Under the draft decree, Vietnam will push back the tax payment deadline for more sectors and add more tax categories. Payments of personal income tax and land use fees will be deferred. Over 20 sectors will benefit from the scheme, such as agriculture, car manufacturing, food services, seafood, tourism, transport, and textiles.

The sectors have all reported massive losses due to the coronavirus outbreak, which is expected to cost the tourism industry VND161 trillion ($7 billion) and the textile industry VND11 trillion ($478 million).

Last week, the Ministry of Planning and Investment (MPI) proposed new measures worth VND61.58 trillion ($2.68 billion) in order to support unprivileged people. The measures include VND35.88 trillion ($1.56 billion) from the state budget, and VND25.7 trillion ($1.11 billion) from Vietnam Bank for Social Policies (VBSP).

Specifically, the MPI suggested VND500,000 ($21) per month for people with meritorious services, in addition to the regular allowance they are entitled to. Accordingly, during April and June, these people could receive that sum, while social protection beneficiaries would get VND1 million ($43.50) a month.

The allowance was suggested at VND1.8 million ($78) per month for contract employees, part-time workers, and those on unpaid leave or with reduced income as a result of the COVID-19 pandemic’s impacts on the country.

If accepted, the government could launch the measures as proposed by the MPI, in which the cash would come from the state budget.

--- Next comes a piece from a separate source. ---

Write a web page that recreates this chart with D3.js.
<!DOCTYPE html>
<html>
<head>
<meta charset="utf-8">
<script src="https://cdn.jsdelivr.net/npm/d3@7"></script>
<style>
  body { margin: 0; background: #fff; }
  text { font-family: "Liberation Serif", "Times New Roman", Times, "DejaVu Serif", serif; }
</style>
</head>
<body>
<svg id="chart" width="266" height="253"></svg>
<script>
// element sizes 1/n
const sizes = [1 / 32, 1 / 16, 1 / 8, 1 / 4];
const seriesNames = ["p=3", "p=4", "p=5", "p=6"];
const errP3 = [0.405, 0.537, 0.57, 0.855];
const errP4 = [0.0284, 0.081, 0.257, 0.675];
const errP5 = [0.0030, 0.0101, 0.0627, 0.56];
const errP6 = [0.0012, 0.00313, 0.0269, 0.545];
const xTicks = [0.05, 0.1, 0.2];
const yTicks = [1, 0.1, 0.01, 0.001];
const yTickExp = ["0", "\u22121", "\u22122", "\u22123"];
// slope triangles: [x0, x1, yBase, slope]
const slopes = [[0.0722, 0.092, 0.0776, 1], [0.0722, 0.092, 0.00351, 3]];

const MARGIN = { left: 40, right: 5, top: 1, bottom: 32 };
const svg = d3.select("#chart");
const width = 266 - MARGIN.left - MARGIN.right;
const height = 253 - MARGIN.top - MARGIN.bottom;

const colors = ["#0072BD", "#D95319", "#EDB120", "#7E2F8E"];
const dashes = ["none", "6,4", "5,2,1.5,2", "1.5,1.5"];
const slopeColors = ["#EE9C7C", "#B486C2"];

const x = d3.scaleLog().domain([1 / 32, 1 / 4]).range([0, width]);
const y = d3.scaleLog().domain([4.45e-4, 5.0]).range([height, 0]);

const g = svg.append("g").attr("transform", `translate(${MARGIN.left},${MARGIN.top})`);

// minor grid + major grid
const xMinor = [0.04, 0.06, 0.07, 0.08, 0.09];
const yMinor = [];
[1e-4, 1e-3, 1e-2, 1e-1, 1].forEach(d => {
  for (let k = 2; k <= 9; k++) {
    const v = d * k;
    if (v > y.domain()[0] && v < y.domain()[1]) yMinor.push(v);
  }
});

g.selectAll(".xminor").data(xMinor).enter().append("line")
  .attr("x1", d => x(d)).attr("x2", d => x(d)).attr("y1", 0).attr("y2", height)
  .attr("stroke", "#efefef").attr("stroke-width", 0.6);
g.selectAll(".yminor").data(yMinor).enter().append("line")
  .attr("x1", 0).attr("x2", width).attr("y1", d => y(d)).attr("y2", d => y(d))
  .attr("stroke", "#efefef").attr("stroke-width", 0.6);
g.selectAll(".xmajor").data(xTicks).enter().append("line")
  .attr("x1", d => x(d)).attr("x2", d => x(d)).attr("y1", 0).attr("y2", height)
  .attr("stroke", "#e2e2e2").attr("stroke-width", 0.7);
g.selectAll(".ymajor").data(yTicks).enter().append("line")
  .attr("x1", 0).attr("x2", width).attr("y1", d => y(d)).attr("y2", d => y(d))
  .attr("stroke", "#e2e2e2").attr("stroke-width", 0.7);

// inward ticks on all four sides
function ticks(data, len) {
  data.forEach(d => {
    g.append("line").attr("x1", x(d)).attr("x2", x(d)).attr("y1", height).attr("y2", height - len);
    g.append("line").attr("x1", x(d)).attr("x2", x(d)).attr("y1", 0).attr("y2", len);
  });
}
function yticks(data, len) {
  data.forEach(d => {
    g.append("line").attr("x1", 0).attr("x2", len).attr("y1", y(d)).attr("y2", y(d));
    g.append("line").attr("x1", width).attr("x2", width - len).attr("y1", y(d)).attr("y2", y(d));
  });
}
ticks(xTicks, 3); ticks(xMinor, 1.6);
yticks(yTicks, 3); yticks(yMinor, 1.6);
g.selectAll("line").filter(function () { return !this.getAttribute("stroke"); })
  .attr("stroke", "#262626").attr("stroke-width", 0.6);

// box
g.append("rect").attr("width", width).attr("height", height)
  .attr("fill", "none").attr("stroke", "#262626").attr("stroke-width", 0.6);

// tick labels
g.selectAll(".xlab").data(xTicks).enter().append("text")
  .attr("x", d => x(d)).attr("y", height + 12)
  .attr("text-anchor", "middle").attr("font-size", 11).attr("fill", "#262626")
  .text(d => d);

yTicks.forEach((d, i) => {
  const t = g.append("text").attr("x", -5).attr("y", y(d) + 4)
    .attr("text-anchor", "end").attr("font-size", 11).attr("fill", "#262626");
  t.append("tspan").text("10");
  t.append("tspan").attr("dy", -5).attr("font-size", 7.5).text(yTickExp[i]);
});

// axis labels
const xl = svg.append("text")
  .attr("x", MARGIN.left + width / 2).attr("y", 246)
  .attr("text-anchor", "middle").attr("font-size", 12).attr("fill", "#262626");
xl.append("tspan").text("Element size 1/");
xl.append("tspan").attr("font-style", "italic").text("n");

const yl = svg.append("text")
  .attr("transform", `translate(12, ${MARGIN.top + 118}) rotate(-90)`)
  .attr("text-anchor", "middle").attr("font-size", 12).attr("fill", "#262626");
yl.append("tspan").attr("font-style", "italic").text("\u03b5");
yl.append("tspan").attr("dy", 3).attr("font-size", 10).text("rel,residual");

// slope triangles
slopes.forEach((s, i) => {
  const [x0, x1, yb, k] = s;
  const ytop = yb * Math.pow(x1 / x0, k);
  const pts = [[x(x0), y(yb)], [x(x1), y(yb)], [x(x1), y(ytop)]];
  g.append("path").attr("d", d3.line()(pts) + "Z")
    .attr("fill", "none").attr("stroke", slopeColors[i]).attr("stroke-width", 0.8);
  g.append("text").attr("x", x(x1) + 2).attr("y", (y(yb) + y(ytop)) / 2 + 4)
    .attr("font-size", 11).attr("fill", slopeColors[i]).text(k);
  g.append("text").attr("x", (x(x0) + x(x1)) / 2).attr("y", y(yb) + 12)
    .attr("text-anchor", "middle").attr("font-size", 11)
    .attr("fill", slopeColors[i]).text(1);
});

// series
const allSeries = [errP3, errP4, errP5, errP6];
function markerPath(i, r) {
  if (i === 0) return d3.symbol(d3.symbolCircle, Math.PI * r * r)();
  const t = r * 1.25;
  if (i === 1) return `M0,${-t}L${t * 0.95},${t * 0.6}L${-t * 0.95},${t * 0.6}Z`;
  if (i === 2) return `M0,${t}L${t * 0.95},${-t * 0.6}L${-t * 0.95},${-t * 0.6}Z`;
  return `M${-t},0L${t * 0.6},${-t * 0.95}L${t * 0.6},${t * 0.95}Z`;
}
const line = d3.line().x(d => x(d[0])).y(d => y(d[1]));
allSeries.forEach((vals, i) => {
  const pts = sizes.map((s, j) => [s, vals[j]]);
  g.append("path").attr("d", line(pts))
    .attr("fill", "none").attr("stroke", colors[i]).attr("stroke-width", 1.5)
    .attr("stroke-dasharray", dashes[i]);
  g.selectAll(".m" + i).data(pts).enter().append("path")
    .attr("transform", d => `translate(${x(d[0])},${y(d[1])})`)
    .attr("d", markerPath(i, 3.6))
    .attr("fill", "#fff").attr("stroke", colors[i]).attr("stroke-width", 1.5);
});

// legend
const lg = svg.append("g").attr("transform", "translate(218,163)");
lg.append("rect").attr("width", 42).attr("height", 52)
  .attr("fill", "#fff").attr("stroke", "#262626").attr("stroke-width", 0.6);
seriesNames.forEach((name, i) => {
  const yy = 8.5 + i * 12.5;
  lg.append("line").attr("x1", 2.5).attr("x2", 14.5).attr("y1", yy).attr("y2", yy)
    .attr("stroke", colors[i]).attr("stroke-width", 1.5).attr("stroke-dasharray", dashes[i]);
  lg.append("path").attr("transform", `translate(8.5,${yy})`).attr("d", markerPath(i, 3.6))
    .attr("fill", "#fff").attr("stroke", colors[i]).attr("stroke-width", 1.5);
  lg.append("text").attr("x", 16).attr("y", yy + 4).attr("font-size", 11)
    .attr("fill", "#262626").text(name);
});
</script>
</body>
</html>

Additionally, businesses could borrow some money at a zero lending rate from VBSP to ensure they have enough funds to pay their affected employees. The maximum amount would not surpass 50 per cent of the regional minimum wage per employee per month to pay for staff members, who have to cease work for three months. The period of the loans is within 12 months, and businesses would have to mobilise their resources to fill the remaining 50 per cent of payment for employees.

Meanwhile, the government is being asked to give VND1 million ($43.50) between now and June to workers who have been fired and are without eligible unemployment benefits, as well as those who have no labour contract and have been left out.